Although televised beer ads are a commercial sports staple, you don’t see professional ballplayers featured in them because in most sports, that kind of association has long been frowned on.
But all that’s changing and changing fast…
For the first time in 60 years pro athletes will be able to appear in ads. And according to a favorite site of ours, the Motley Fool, you can look to Budweiser’s parent company Anheuser-Busch InBev (AB InBev) for helping to initiate this change.
Overcoming decades of resistance to the idea of using athletes in alcohol commercials, AB InBev has “completed a marketing agreement with the players union of Major League Baseball to begin allowing current players to appear in its ads.
The world’s largest brewer has also reached a similar deal with the National Basketball Association’s players union, and some analysts expect that “others may soon follow.”
“One of our key initiatives is to make sure our brands are more relevant,” said Marcel Marcondes, chief marketing officer for AB InBev US, speaking to Sports Business Daily. “We needed to evolve the way we work together with leagues.”
“Being able to show players in uniform allows us to do very specific local campaigns no one else can do – and local relevance is crucial.”
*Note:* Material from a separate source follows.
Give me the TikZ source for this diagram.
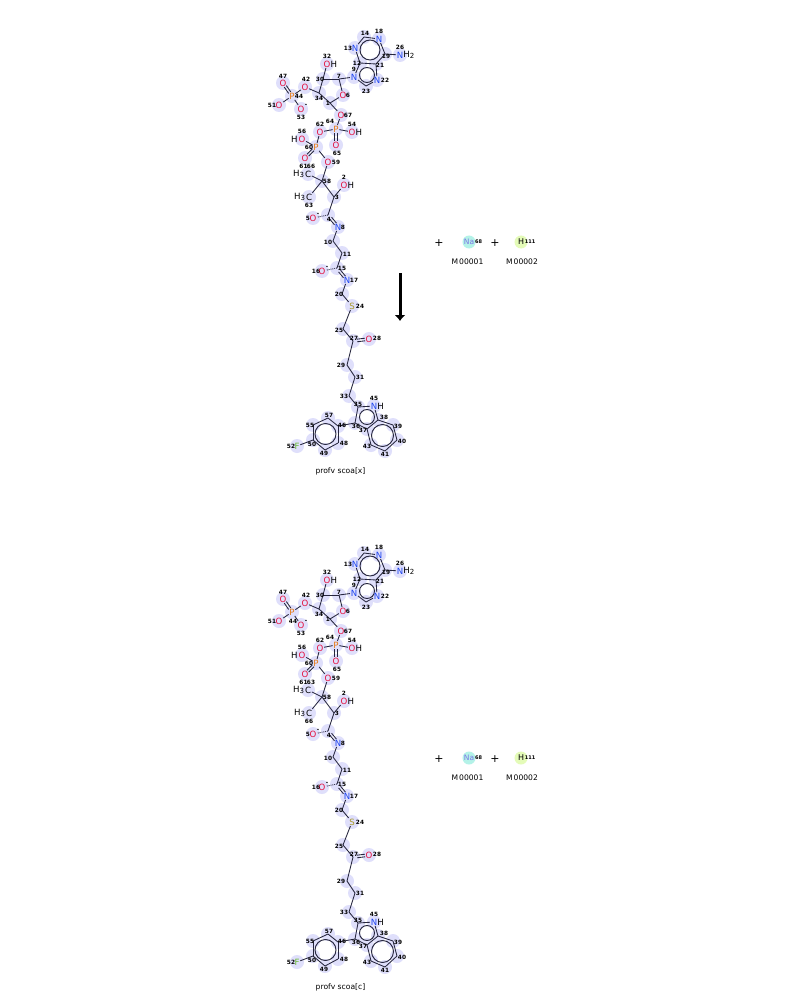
\documentclass[tikz,border=0pt]{standalone}
\usepackage{fontspec}
\setmainfont{DejaVu Sans}
\usetikzlibrary{calc,arrows.meta}
\pgfdeclarelayer{halolayer}
\pgfdeclarelayer{bondlayer}
\pgfsetlayers{halolayer,bondlayer,main}
\definecolor{halocol}{HTML}{DFDFFB}
\definecolor{bondcol}{HTML}{26263E}
\definecolor{ocol}{HTML}{E4103F}
\definecolor{ncol}{HTML}{1F45F0}
\definecolor{pcol}{HTML}{E67810}
\definecolor{fcol}{HTML}{66BA30}
\definecolor{scol}{HTML}{A89828}
\definecolor{nacol}{HTML}{7C76E6}
\definecolor{nahalo}{HTML}{B4F2E8}
\definecolor{hhalo}{HTML}{E4FBB8}
\tikzset{
  atomtext/.style={inner sep=0.6pt,font=\fontsize{8.6}{9}\selectfont},
  oxy/.style={atomtext,text=ocol},
  nit/.style={atomtext,text=ncol},
  pho/.style={atomtext,text=pcol},
  flu/.style={atomtext,text=fcol},
  sul/.style={atomtext,text=scol},
  blk/.style={atomtext,text=black},
  hatom/.style={atomtext,text=black,anchor=west,inner sep=0pt,xshift=-0.8pt},
  hleft/.style={atomtext,text=black,anchor=east,inner sep=0pt},
  numlab/.style={inner sep=0pt,font=\fontsize{5.8}{6}\selectfont\bfseries,text=black},
  smalllab/.style={inner sep=0pt,font=\fontsize{5}{6}\selectfont\bfseries,text=black},
  caption/.style={inner sep=0pt,font=\fontsize{7.6}{8}\selectfont,text=black},
  plus/.style={inner sep=0pt,font=\fontsize{11}{11}\selectfont,text=black},
  bond/.style={draw=bondcol,line width=0.85pt},
  ring/.style={draw=bondcol,line width=0.95pt},
  dotbond/.style={draw=bondcol,line width=0.9pt,densely dotted},
  bigarrow/.style={draw=black,line width=3pt,-{Latex[length=6pt,width=11pt]}}
}
\newcommand{\atomnode}[5]{%
  \begin{pgfonlayer}{halolayer}\fill[halocol] (#2,#3) circle (7pt);\end{pgfonlayer}%
  \node[#4] (#1) at (#2,#3) {#5};}
\newcommand{\cnode}[3]{%
  \begin{pgfonlayer}{halolayer}\fill[halocol] (#2,#3) circle (7pt);\end{pgfonlayer}%
  \coordinate (#1) at (#2,#3);}
\newcommand{\lab}[3]{\node[numlab] (lab#3x#1) at (#1,#2) {#3};}
\newcommand{\lowd}[1]{\raisebox{-1.6pt}{\fontsize{7}{7}\selectfont #1}}
\newcommand{\sbond}[2]{\begin{pgfonlayer}{bondlayer}\draw[bond] (#1) -- (#2);\end{pgfonlayer}}
\newcommand{\dbond}[2]{\begin{pgfonlayer}{bondlayer}
  \draw[bond,shorten <=4pt,shorten >=4pt] ($(#1)!1.3pt!90:(#2)$) -- ($(#2)!1.3pt!-90:(#1)$);
  \draw[bond,shorten <=4pt,shorten >=4pt] ($(#1)!1.3pt!-90:(#2)$) -- ($(#2)!1.3pt!90:(#1)$);
  \end{pgfonlayer}}
\newcommand{\dotb}[2]{\begin{pgfonlayer}{bondlayer}\draw[dotbond] (#1) -- (#2);\end{pgfonlayer}}
\newcommand{\arring}[4]{\coordinate (#1) at (#2,#3);\begin{pgfonlayer}{bondlayer}\draw[ring] (#1) circle (#4pt);\end{pgfonlayer}}
\newcommand{\molecule}{%
  \atomnode{a13}{355}{48}{nit}{N}
  \cnode{a14}{364}{37}
  \atomnode{a18}{379}{39}{nit}{N}
  \cnode{a19}{385}{54}
  \cnode{a21}{376}{64}
  \cnode{a12}{360}{63}
  \atomnode{a9}{354}{77}{nit}{N}
  \atomnode{a22}{377}{80}{nit}{N}
  \cnode{a23}{366}{86}
  \atomnode{a26}{400}{55}{nit}{N}
  \node[hatom] (a26h) at (a26.east) {H\lowd{2}};
  \cnode{a7}{339}{79}
  \cnode{a30}{323}{79}
  \cnode{a34}{319}{93}
  \cnode{a1}{330}{103}
  \atomnode{a6}{343}{95}{oxy}{O}
  \atomnode{a32}{327}{64}{oxy}{O}
  \node[hatom] (a32h) at (a32.east) {H};
  \atomnode{a42}{305}{87}{oxy}{O}
  \atomnode{a44}{292}{96}{pho}{P}
  \atomnode{a47}{283}{83}{oxy}{O}
  \atomnode{a51}{279}{105}{oxy}{O}
  \atomnode{a53}{301}{109}{oxy}{O}
  \atomnode{a67}{341}{115}{oxy}{O}
  \atomnode{a64}{336}{129}{pho}{P}
  \atomnode{a54}{352}{132}{oxy}{O}
  \node[hatom] (a54h) at (a54.east) {H};
  \atomnode{a65}{336}{145}{oxy}{O}
  \atomnode{a62}{320}{132}{oxy}{O}
  \atomnode{a56}{302}{139}{oxy}{O}
  \node[hleft] (a56h) at (a56.west) {H};
  \atomnode{a60}{316}{147}{pho}{P}
  \atomnode{a61}{305}{158}{oxy}{O}
  \atomnode{a59}{328}{162}{oxy}{O}
  \atomnode{a66}{308}{174}{blk}{C}
  \node[hleft] (a66h) at (a66.west) {H\lowd{3}};
  \cnode{a58}{322}{181}
  \atomnode{a63}{309}{197}{blk}{C}
  \node[hleft] (a63h) at (a63.west) {H\lowd{3}};
  \cnode{a3}{334}{197}
  \atomnode{a2}{344}{185}{oxy}{O}
  \node[hatom] (a2h) at (a2.east) {H};
  \cnode{a4}{328}{215}
  \atomnode{a5}{313}{218}{oxy}{O}
  \atomnode{a8}{338}{227}{nit}{N}
  \cnode{a10}{333}{241}
  \cnode{a11}{342}{253}
  \cnode{a15}{337}{268}
  \atomnode{a16}{322}{271}{oxy}{O}
  \atomnode{a17}{347}{280}{nit}{N}
  \cnode{a20}{342}{294}
  \atomnode{a24}{352}{306}{sul}{S}
  \cnode{a25}{343}{329}
  \cnode{a27}{353}{341}
  \atomnode{a28}{369}{339}{oxy}{O}
  \cnode{a29}{347}{365}
  \cnode{a31}{355}{377}
  \cnode{a33}{349}{396}
  \cnode{a35}{358}{407}
  \atomnode{a45}{374}{406}{nit}{N}
  \node[hatom] (a45h) at (a45.east) {H};
  \cnode{a38}{378}{420}
  \cnode{a37}{367}{429}
  \cnode{a36}{355}{423}
  \cnode{a46}{338}{426}
  \cnode{a57}{328}{418}
  \cnode{a55}{313}{425}
  \cnode{a50}{313}{440}
  \cnode{a49}{325}{450}
  \cnode{a48}{338}{443}
  \atomnode{a52}{297}{446}{flu}{F}
  \cnode{a39}{393}{425}
  \cnode{a40}{397}{440}
  \cnode{a41}{385}{451}
  \cnode{a43}{371}{445}
  \sbond{a13}{a14}\sbond{a14}{a18}\sbond{a18}{a19}\sbond{a19}{a21}\sbond{a21}{a12}\sbond{a12}{a13}
  \sbond{a12}{a9}\sbond{a9}{a23}\sbond{a23}{a22}\sbond{a22}{a21}\sbond{a19}{a26}
  \sbond{a9}{a7}\sbond{a7}{a30}\sbond{a30}{a34}\sbond{a34}{a1}\sbond{a1}{a6}\sbond{a6}{a7}
  \sbond{a30}{a32}\sbond{a34}{a42}\sbond{a42}{a44}\dbond{a44}{a47}\sbond{a44}{a51}\sbond{a44}{a53}
  \sbond{a1}{a67}\sbond{a67}{a64}\sbond{a64}{a54}\dbond{a64}{a65}\sbond{a64}{a62}\sbond{a62}{a60}
  \sbond{a60}{a56}\dbond{a60}{a61}\sbond{a60}{a59}\sbond{a59}{a58}\sbond{a58}{a66}\sbond{a58}{a63}
  \sbond{a58}{a3}\sbond{a3}{a2}\sbond{a3}{a4}\dotb{a4}{a5}\dbond{a4}{a8}\sbond{a8}{a10}
  \sbond{a10}{a11}\sbond{a11}{a15}\dotb{a15}{a16}\dbond{a15}{a17}\sbond{a17}{a20}\sbond{a20}{a24}
  \sbond{a24}{a25}\sbond{a25}{a27}\dbond{a27}{a28}\sbond{a27}{a29}\sbond{a29}{a31}\sbond{a31}{a33}
  \sbond{a33}{a35}\sbond{a35}{a45}\sbond{a45}{a38}\sbond{a38}{a37}\sbond{a37}{a36}\sbond{a36}{a35}
  \sbond{a36}{a46}\sbond{a46}{a57}\sbond{a57}{a55}\sbond{a55}{a50}\sbond{a50}{a49}\sbond{a49}{a48}
  \sbond{a48}{a46}\sbond{a50}{a52}\sbond{a38}{a39}\sbond{a39}{a40}\sbond{a40}{a41}\sbond{a41}{a43}\sbond{a43}{a37}
  \arring{r1}{370}{50}{10}
  \arring{r2}{367}{75}{7.5}
  \arring{r3}{367}{417}{7.5}
  \arring{r4}{325.5}{434}{10.5}
  \arring{r5}{382.5}{435.5}{11}
  \node[numlab] (m5) at (318,214) {-};
  \node[numlab] (m16) at (327,267) {-};
  \node[numlab] (m53) at (306,105) {-};
  \lab{365}{33}{14}\lab{379}{31}{18}\lab{348}{48}{13}\lab{386}{56}{19}\lab{400}{47}{26}
  \lab{357}{63}{12}\lab{354}{69}{9}\lab{380}{65}{21}\lab{385}{80}{22}\lab{366}{91}{23}
  \lab{327}{56}{32}\lab{320}{79}{30}\lab{339}{76}{7}\lab{319}{98}{34}\lab{328}{103}{1}
  \lab{348}{95}{6}\lab{306}{79}{42}\lab{283}{76}{47}\lab{272}{105}{51}\lab{301}{117}{53}
  \lab{348}{115}{67}\lab{320}{124}{62}\lab{330}{121}{64}\lab{352}{124}{54}\lab{302}{131}{56}
  \lab{337}{153}{65}\lab{309}{147}{60}\lab{336}{162}{59}\lab{327}{181}{58}
  \lab{344}{177}{2}\lab{337}{197}{3}\lab{308}{218}{5}\lab{329}{219}{4}\lab{343}{227}{8}
  \lab{328}{242}{10}\lab{347}{254}{11}\lab{342}{268}{15}\lab{316}{271}{16}\lab{354}{280}{17}
  \lab{339}{294}{20}\lab{360}{306}{24}\lab{339}{330}{25}\lab{354}{338}{27}\lab{377}{338}{28}
  \lab{341}{365}{29}\lab{360}{377}{31}\lab{344}{396}{33}\lab{358}{404}{35}\lab{374}{398}{45}
  \lab{384}{417}{38}\lab{398}{426}{39}\lab{402}{441}{40}\lab{385}{454}{41}\lab{367}{446}{43}
  \lab{363}{430}{37}\lab{356}{426}{36}\lab{342}{425}{46}\lab{329}{415}{57}\lab{310}{425}{55}
  \lab{312}{444}{50}\lab{324}{453}{49}\lab{344}{443}{48}\lab{291}{446}{52}
  \lab{303.5}{166}{61}
  \node[plus] (pl1) at (439,243) {+};
  \node[plus] (pl2) at (495,243) {+};
  \begin{pgfonlayer}{halolayer}
    \fill[nahalo] (469,242) circle (6.5pt);
    \fill[hhalo] (521,242) circle (6.5pt);
  \end{pgfonlayer}
  \node[atomtext,text=nacol,font=\fontsize{7.5}{8}\selectfont] (na) at (469,242) {Na};
  \node[smalllab] (na68) at (478.5,241.5) {68};
  \node[atomtext,font=\fontsize{8}{8}\selectfont] (hyd) at (521,242) {H};
  \node[smalllab] (h111) at (530,241.5) {111};
  \node[caption] (m1) at (467.5,262) {M\kern1pt 00001};
  \node[caption] (m2) at (522,262) {M\kern1pt 00002};
}
\begin{document}
\begin{tikzpicture}[x=1pt,y=-1pt]
\path[use as bounding box] (0,0) rectangle (800,1000);
\begin{pgfonlayer}{halolayer}\fill[white] (0,0) rectangle (800,1000);\end{pgfonlayer}
\begin{scope}[name prefix=t-]
  \molecule
  \lab{299}{96}{44}\lab{309}{205}{63}\lab{311}{166}{66}
  \node[caption] (cap) at (340.5,471.5) {profv scoa[x]};
\end{scope}
\coordinate (arrowstart) at (400,273);
\coordinate (arrowend) at (400,321);
\draw[bigarrow] (arrowstart) -- (arrowend);
\begin{scope}[yshift=-516pt,name prefix=b-]
  \molecule
  \lab{293}{105}{44}\lab{309}{205}{66}\lab{311}{166}{63}
  \node[caption] (cap) at (340.5,471.5) {profv scoa[c]};
\end{scope}
\end{tikzpicture}
\end{document}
And although sports figures appearing in beer ads was probably bound to happen, these agreements couldn’t have come at a more opportune time for AB InBev, who In spite having seen their global fortunes rise by 5% last year, continue to suffer from year’s long sales and volume declines in the US.
And the sports industry needs the heightened visibility that athletes appearing in beer ads will afford them as well.
According to Motley Fool “baseball game viewership was down 6% last year, and football TV ratings tumbled 10% in 2017, following an 8% decline the year before.”
So this thing is ON…get ready for beer ads with pro athletes to enter the marketplace.
But you won’t see them holding or drinking a beer…that was evidently a bridge to far for the players unions, one step at a time.
And you probably won’t see them appearing in craft beer ads either, even though we expect that’s what many of them drink at home but that’s another subject entirely.